China’s securities watchdog will adopt multiple measures to “firmly” prevent market volatility, Chairman Yi Huiman told state TV in an interview aired Thursday, without elaborating. On the property front, Chinese regulators have asked banks to increase lending to the sector this quarter and eased a key restriction that’s held back acquisition activity.
The moves appear to be having the intended effect. The Hang Seng China Enterprises Index of stocks listed in Hong Kong rallied the most in a month on Friday, with property developers and tech shares leading the advance.

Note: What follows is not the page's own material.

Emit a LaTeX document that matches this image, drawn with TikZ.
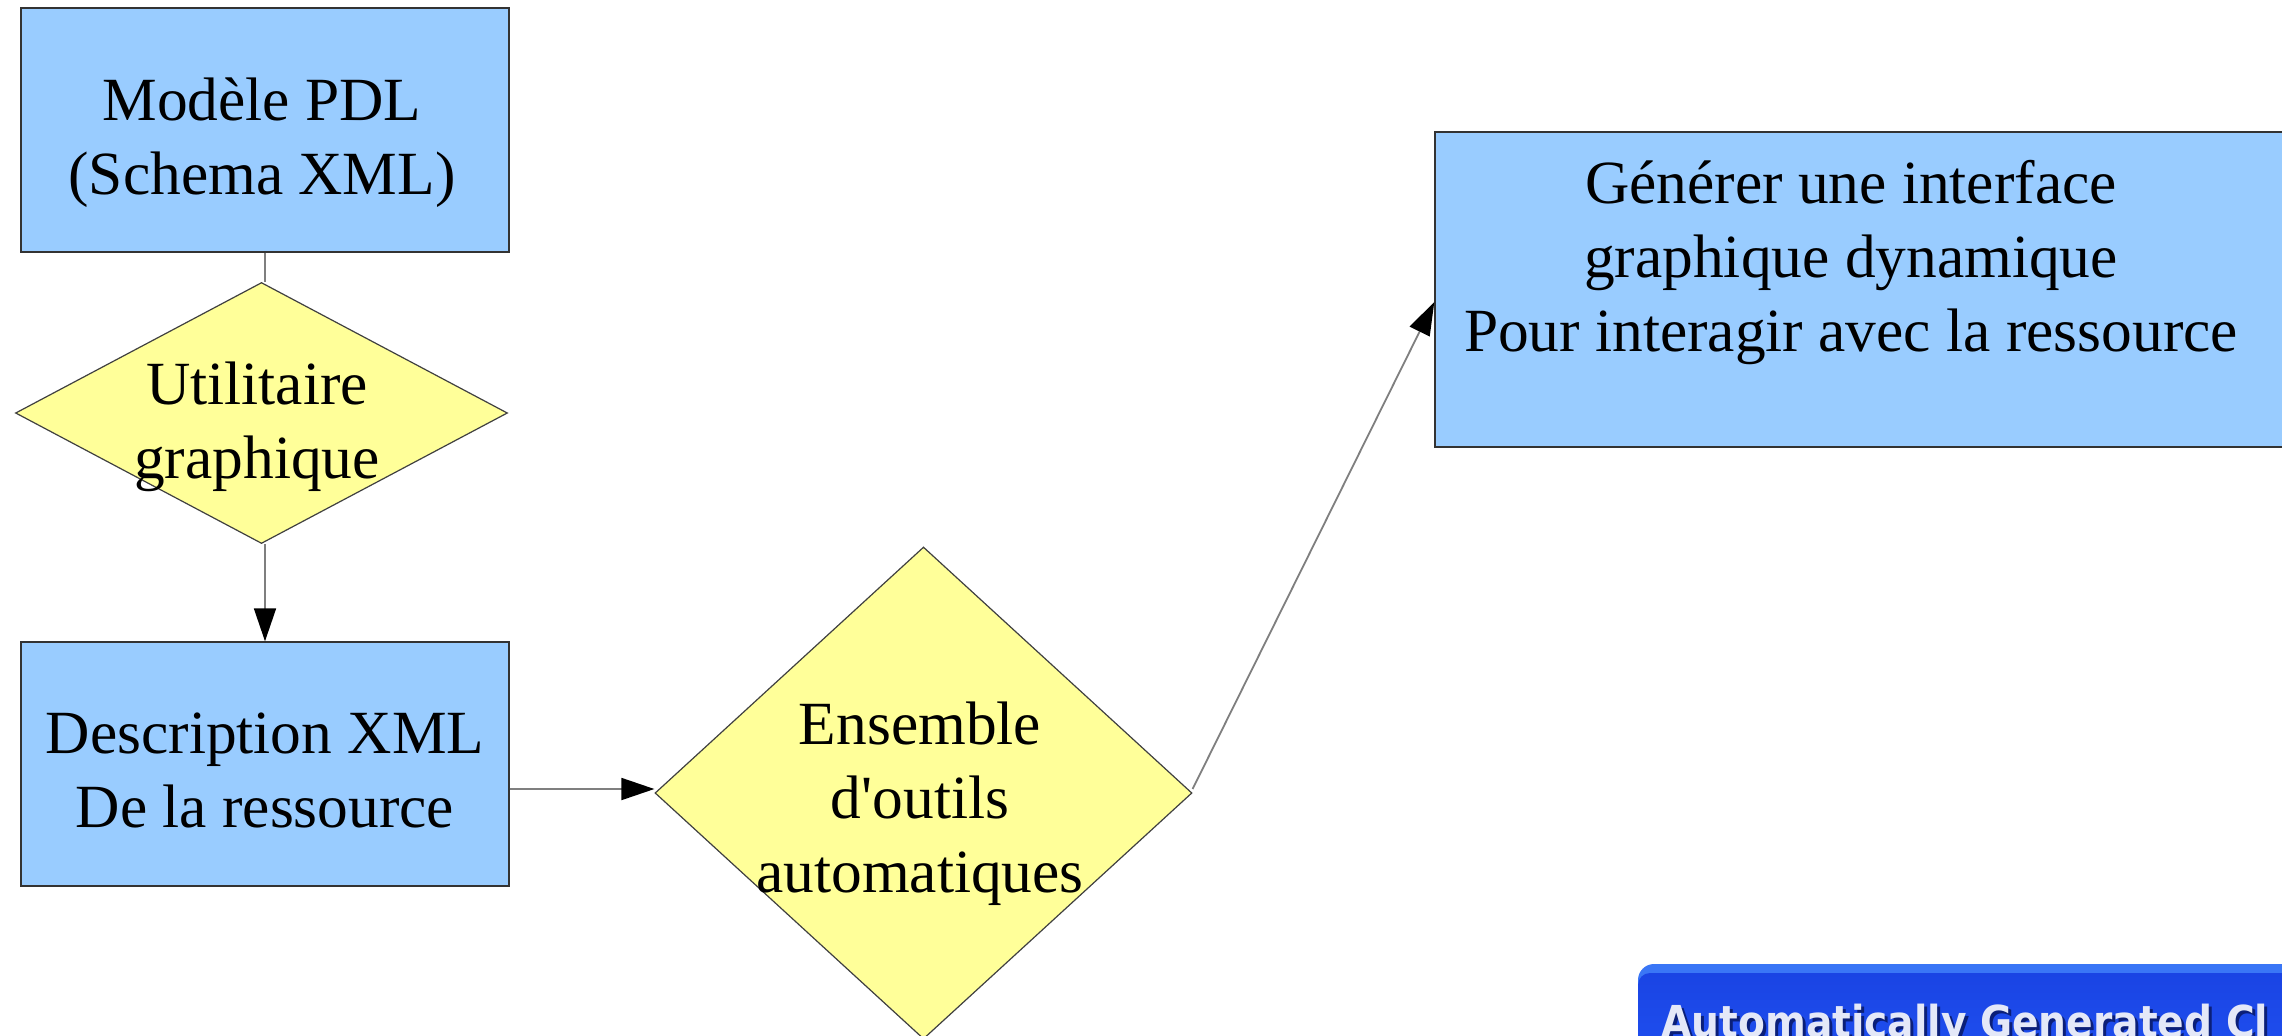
\documentclass[tikz,border=0pt]{standalone}
\usepackage{graphicx}
\usepackage{fontspec}
\setmainfont{Liberation Serif}
\newfontfamily\titlefont{DejaVu Sans}
\usetikzlibrary{shapes.geometric,arrows.meta,calc}

\definecolor{boxblue}{HTML}{99CCFF}
\definecolor{diayellow}{HTML}{FFFF99}
\definecolor{linkgray}{HTML}{7F7F7F}
\definecolor{xpedge}{HTML}{3A76F6}
\definecolor{xptop}{HTML}{1A44E4}
\definecolor{xpbottom}{HTML}{2052F2}
\definecolor{titlewhite}{HTML}{E4E8F8}
\definecolor{titleshadow}{HTML}{0B1F78}

% fixed line struts so that multi-line labels sit at known baselines
\newcommand\topstrut{\rule{0pt}{24pt}}
\newcommand\botstrut{\rule[-8pt]{0pt}{8pt}}
% condensed bold caption of the window
\newcommand\wintext{\scalebox{0.89}[1]{Automatically Generated Cl}}

\begin{document}
\begin{tikzpicture}[x=0.5pt,y=-0.5pt,
  box/.style={rectangle, draw=black!80, line width=0.7pt, fill=boxblue, inner sep=0pt},
  decision/.style={diamond, draw=black!75, line width=0.6pt, fill=diayellow, inner sep=0pt},
  caption/.style={align=center, inner sep=0pt, font=\fontsize{30.7}{37}\selectfont},
  link/.style={draw=linkgray, line width=0.9pt},
  flow/.style={link, -{Triangle[length=16.5pt,width=11pt,color=black,fill=black]}},
  wintitle/.style={anchor=base west, inner sep=0pt, font=\titlefont\bfseries\fontsize{22}{26}\selectfont},
]
\useasboundingbox (0,0) rectangle (2282,1035);
\clip (0,0) rectangle (2282,1035);
\fill[white] (0,0) rectangle (2282,1035);

% shapes
\node[box, minimum width=244pt, minimum height=122pt] (pdl) at (265,130) {};
\node[decision, minimum width=246pt, minimum height=130.5pt] (tool) at (261.5,413) {};
\node[box, minimum width=244pt, minimum height=122pt] (desc) at (265,764) {};
\node[decision, minimum width=268.5pt, minimum height=246pt] (auto) at (923.5,793) {};
\node[box, minimum width=437.5pt, minimum height=157.5pt] (gui) at (1872.5,289.5) {};

% labels
\node[caption] (pdltext) at (262,141) {\topstrut Modèle PDL\\(Schema XML)\botstrut};
\node[caption] (tooltext) at (257,425) {\topstrut Utilitaire\\graphique\botstrut};
\node[caption] (desctext) at (265,774) {\topstrut Description XML\\De la ressource\botstrut};
\node[caption] (autotext) at (920,802) {\topstrut Ensemble\\d\textquotesingle outils\\automatiques\botstrut};
\node[caption] (guitext) at (1851,261) {\topstrut Générer une interface\\graphique dynamique\\Pour interagir avec la ressource\botstrut};

% connectors
\draw[link] (pdl.south) -- (pdl.south |- tool.north);
\draw[flow] (tool.south -| desc.north) -- (desc.north);
\draw[flow] ($(desc.east |- auto.west)+(0,-4)$) -- ($(auto.west)+(0,-4)$);
\draw[flow] ($(auto.east)+(0,-4)$) -- ($(gui.west)+(0,12.5)$);

% window title bar in the lower right corner
\path[fill=xpedge, rounded corners=8pt] (1638,964) rectangle (2330,1080);
\path[top color=xptop, bottom color=xpbottom, rounded corners=6pt] (1638,973) rectangle (2330,1080);
\node[wintitle, text=titleshadow] (titleshade) at (1664,1040) {\wintext};
\node[wintitle, text=titlewhite] (title) at (1661,1037) {\wintext};
\end{tikzpicture}
\end{document}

Turmoil in financial markets risks overshadowing this year’s carefully stage-managed events. The Beijing Winter Olympics — already the target of a diplomatic boycott led by the U.S. — takes place from Feb. 4-20. In the autumn, the Communist Party will announce a twice-a-decade leadership reshuffle. President Xi Jinping is widely expected to extend his rule as party chief and install allies in key positions, while Premier Li Keqiang is expected to retire. The party’s top decision makers vowed last month to ensure stability in the economy in 2022.
The Hang Seng China Enterprises gauge slumped to an almost six-year low this week, after plunging 23% last year in its worst performance since the global financial crisis. For the week, Shenzhen’s ChiNext gauge capped a 6.8% loss, the most since last February. A Bloomberg index of Chinese junk bonds is poised for its largest retreat in two months, while the yuan is heading for its biggest decline against the dollar in four months.

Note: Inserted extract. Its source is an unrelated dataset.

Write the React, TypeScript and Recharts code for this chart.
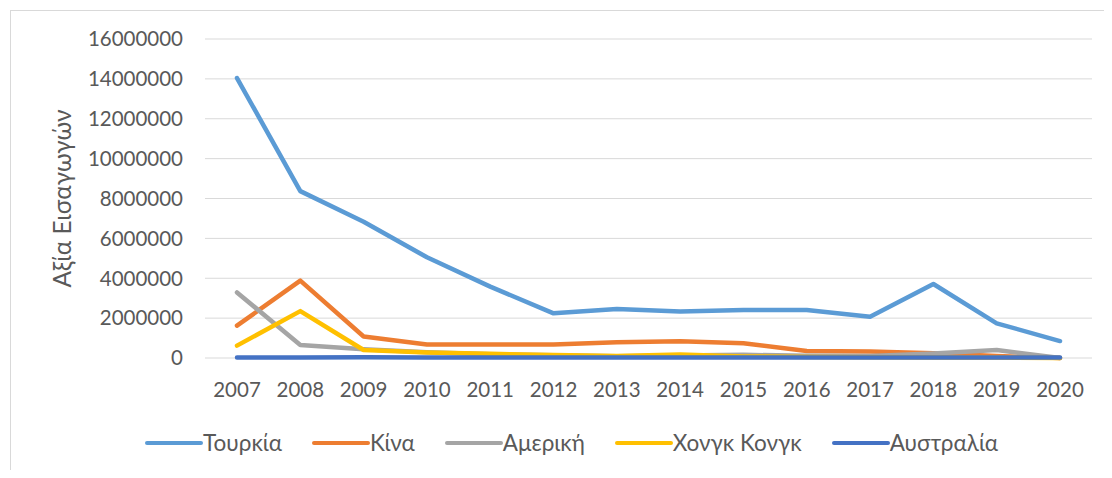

Threats to the economy are multiplying. China’s zero-Covid strategy means outbreaks are being met with strict containment measures that disrupt manufacturing, shipping and consumption. Surging costs may challenge China’s foreign trade. A wall of maturing debt and a surge in seasonal demand for cash in January is putting pressure on the financial system. The Federal Reserve’s faster-than-expected tightening risks reversing the flow of global capital away from China.
China’s efforts to maintain its zero-Covid policy are under strain. The city of Xi’an is enduring its 15th day of lockdown. Hundreds of thousands of workers at iPhone maker Foxconn Technology Group and Huawei Technologies Co. are being tested in the eastern metropolis of Zhengzhou, while no one is allowed to leave Shenzhen without a negative Covid test after two infections were found locally. More than two dozen Hong Kong officials have been sent to a quarantine camp due to possible exposure to the omicron strain after attending a birthday party.
While authorities are taking steps to bolster the property industry and stabilize markets, they’re unlikely to go too far with stimulus measures. Beijing won’t want to risk inflating asset prices after spending much of the last year popping speculative bubbles. The People’s Bank of China in December said it wouldn’t flood the financial system with cash, and the only state-backed rescue of a struggling developer was tough on the company.
“We do not believe in the large ‘policy bazooka’ intervention, nor direct bailouts, as likely scenarios,” Citigroup Inc. strategists including Dirk Willer wrote in a note.